- From: David Woolley <forums@david-woolley.me.uk>
- Date: Sat, 28 Apr 2007 14:56:23 +0100
- To: www-html@w3.org
Philip & Le Khanh wrote: > for all browsers to handle something that /alleges/ to be HTML5 > consistently if the document is defective (poorly formed). Indeed, > if browsers /do/ vary wildly in their treatment of ill-formed > HTML5 documents, there will be far greater pressure on /hoi polloi/ Unfortunately, that is not how the market really works. What really happens is that one vendor becomes, at least temporarily, dominant. Users then start complaining to the other vendors that their browsers are broken because they don't handle input correctly when the author thinks it is valid, even though it is really invalid. Vendors are then forced to reverse engineer the dominant product, and imitate its behaviour. If you actually reject a construct, users will consider it a false positive.

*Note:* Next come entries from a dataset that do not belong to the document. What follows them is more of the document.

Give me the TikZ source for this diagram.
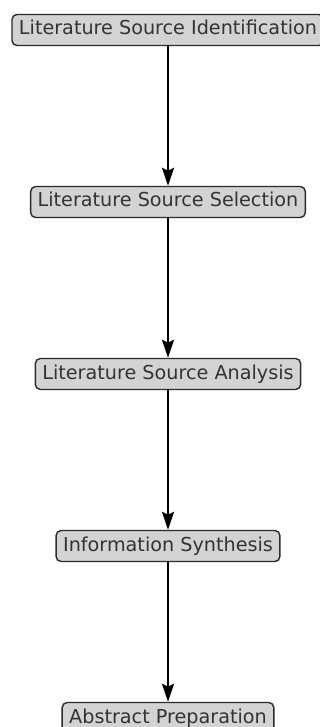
\documentclass[tikz,border=0pt]{standalone}
\usepackage{fontspec}
\setmainfont{DejaVu Sans}
\usetikzlibrary{arrows.meta}
\definecolor{boxfill}{HTML}{D3D3D3}
\definecolor{boxline}{HTML}{2B2B2B}
\definecolor{boxtext}{HTML}{333333}
\begin{document}
\begin{tikzpicture}[x=1pt, y=1pt,
    stage/.style={draw=boxline, line width=1.4pt, fill=boxfill, rounded corners=5pt,
        text=boxtext, font=\fontsize{19.2}{21}\selectfont,
        text height=14pt, text depth=4pt, inner xsep=7pt, inner ysep=6.5pt},
    flow/.style={line width=2.6pt, -{Stealth[length=18pt, width=12pt, inset=3pt]}}]
    % Margini della figura
    \useasboundingbox (0, 0) rectangle (320, -727);
    \clip (0, 0) rectangle (320, -727);

    % Fasi
    \node[stage] (ident) at (168, -30) {Literature Source Identification};
    \node[stage] (select) at (168, -202) {Literature Source Selection};
    \node[stage] (analysis) at (168, -374) {Literature Source Analysis};
    \node[stage] (synth) at (168, -546) {Information Synthesis};
    \node[stage] (abstract) at (168, -718) {Abstract Preparation};

    % Frecce
    \draw[flow] (ident) -- (select);
    \draw[flow] (select) -- (analysis);
    \draw[flow] (analysis) -- (synth);
    \draw[flow] (synth) -- (abstract);
\end{tikzpicture}
\end{document}
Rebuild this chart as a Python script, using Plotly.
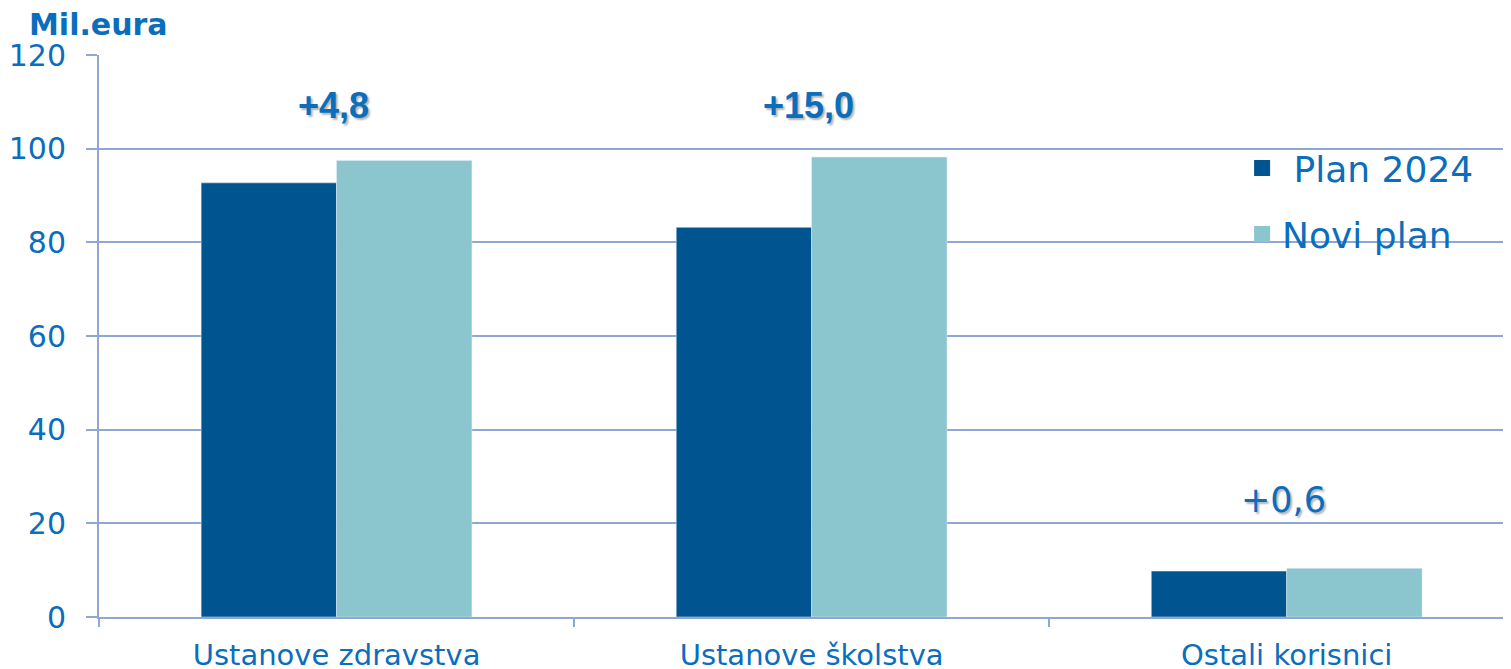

The result has been that, if you look at www-style or www-svg, it is clear that all the vendors want there to be no input that is either rejected or produces undefined results. "HTML5" would have value to user agent developers if all it did was to document real life HTML. However, this knowledge is, at best, not helpful to authors and, sometimes, dangerous knowledge. Moreover, at the same time, it is extending HTML to compete with ASP.NET and XFORMS and with Flash and SVG.